> _Exercise task_:
Narrow the data below down to the lines containing "with".

•••

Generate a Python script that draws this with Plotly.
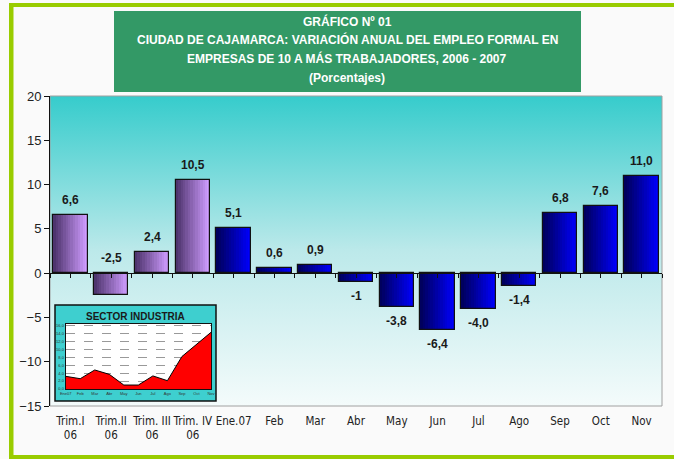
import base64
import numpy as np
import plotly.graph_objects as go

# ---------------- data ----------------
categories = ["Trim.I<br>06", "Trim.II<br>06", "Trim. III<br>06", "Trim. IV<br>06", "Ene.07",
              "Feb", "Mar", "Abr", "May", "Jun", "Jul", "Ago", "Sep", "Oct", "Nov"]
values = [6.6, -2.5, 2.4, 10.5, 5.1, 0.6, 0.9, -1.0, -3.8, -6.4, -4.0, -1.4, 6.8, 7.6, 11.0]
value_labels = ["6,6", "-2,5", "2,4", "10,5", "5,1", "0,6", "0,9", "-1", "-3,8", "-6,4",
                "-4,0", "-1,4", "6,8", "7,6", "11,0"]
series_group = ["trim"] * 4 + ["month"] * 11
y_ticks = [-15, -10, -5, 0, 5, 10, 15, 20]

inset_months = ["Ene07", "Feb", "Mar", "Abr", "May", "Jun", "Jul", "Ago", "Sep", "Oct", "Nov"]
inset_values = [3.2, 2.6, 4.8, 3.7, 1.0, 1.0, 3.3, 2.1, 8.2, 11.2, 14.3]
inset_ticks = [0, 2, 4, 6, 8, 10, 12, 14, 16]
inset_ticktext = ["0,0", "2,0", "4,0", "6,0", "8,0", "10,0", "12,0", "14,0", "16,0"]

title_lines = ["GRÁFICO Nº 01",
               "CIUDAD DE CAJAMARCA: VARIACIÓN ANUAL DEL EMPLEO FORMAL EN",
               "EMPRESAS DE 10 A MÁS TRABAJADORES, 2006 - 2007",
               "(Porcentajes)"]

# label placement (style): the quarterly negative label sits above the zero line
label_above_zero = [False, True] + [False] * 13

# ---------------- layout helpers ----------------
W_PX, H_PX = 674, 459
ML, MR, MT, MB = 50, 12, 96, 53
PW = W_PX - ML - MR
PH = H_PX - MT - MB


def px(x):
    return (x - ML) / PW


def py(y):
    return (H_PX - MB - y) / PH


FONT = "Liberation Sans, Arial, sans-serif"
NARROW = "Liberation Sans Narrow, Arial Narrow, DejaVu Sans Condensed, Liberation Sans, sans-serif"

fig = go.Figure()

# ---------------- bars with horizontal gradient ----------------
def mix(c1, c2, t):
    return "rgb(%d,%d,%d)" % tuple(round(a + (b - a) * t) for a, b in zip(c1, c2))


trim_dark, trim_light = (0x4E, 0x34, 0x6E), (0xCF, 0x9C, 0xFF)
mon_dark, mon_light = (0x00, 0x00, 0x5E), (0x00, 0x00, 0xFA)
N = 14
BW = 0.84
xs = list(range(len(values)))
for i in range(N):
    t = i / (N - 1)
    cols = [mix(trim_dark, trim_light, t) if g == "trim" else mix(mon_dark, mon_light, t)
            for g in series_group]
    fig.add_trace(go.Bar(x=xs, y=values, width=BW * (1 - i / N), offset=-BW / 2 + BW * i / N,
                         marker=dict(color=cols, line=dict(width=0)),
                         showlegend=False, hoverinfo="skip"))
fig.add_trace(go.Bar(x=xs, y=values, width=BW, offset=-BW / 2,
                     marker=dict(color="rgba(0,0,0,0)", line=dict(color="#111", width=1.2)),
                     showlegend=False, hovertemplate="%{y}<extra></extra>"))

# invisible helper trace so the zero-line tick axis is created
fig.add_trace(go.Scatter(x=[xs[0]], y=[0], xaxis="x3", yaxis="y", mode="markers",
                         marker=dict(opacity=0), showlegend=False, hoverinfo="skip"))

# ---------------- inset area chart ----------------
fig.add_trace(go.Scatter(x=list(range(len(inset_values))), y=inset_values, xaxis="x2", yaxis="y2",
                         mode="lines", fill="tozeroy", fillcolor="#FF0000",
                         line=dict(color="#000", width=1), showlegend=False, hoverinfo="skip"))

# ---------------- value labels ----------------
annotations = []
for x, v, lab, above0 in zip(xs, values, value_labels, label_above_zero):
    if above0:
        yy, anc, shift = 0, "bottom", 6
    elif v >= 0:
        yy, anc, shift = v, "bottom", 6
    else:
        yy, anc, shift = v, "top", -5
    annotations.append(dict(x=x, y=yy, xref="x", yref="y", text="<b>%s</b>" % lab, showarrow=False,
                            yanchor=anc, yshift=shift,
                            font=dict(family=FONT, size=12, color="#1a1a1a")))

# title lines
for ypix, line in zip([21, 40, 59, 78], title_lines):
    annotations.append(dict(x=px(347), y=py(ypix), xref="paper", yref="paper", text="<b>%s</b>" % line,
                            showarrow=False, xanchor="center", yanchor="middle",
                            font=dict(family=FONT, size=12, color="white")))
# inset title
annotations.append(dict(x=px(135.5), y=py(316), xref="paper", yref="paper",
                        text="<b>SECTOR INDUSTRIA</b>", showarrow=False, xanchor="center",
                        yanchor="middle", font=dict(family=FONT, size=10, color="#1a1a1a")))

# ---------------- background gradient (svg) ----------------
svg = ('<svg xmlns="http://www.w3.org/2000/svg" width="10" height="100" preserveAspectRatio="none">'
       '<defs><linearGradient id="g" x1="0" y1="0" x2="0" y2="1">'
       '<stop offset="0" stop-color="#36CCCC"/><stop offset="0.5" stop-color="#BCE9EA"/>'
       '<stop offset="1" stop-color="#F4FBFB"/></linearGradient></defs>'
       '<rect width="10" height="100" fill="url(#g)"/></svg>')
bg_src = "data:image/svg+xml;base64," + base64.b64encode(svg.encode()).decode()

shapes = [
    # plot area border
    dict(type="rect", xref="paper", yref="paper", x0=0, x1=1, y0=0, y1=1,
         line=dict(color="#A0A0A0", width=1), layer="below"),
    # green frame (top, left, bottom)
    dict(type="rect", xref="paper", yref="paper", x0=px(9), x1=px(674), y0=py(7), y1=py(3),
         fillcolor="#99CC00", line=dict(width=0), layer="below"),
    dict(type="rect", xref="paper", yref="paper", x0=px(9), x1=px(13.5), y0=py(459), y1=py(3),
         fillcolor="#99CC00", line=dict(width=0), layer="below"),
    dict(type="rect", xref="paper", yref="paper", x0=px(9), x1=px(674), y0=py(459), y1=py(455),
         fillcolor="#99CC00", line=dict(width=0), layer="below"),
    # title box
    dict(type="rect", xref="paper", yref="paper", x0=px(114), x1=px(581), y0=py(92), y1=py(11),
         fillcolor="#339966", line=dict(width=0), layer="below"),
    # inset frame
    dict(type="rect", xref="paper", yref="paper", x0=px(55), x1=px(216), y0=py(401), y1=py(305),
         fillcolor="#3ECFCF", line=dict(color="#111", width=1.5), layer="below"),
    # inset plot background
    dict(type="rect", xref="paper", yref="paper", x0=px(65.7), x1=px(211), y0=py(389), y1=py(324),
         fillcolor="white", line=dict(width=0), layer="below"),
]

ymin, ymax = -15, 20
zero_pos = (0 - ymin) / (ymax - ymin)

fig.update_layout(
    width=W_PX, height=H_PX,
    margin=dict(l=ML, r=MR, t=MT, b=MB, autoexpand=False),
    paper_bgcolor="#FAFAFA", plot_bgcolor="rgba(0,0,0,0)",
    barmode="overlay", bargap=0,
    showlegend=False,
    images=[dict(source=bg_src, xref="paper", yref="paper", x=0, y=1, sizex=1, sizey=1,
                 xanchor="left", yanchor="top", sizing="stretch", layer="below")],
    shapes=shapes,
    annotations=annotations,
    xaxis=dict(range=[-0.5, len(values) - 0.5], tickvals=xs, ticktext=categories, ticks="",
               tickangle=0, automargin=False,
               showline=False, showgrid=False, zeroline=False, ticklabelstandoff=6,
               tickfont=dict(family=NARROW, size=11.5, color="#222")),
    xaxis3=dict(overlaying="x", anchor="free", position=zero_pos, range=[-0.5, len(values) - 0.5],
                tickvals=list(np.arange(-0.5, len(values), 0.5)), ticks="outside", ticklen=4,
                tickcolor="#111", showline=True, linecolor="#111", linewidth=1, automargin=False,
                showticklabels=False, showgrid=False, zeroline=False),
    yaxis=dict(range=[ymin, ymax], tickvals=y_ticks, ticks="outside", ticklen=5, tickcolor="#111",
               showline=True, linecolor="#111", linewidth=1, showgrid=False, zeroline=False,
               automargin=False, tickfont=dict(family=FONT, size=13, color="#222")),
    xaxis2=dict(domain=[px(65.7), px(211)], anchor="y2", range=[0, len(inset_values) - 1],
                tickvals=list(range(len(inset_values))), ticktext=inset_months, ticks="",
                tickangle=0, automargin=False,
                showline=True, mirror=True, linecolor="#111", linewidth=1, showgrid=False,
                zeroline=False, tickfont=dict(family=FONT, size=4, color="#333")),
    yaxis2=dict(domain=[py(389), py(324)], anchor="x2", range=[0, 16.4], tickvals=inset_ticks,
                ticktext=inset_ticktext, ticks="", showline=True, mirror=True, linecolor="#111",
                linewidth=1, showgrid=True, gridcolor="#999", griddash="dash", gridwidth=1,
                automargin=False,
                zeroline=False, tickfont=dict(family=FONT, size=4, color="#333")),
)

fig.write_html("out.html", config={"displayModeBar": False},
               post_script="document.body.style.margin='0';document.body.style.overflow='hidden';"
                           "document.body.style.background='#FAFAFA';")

•••

> _Task solution_:
Generate a Python script that draws this with Plotly.
# ---------------- bars with horizontal gradient ----------------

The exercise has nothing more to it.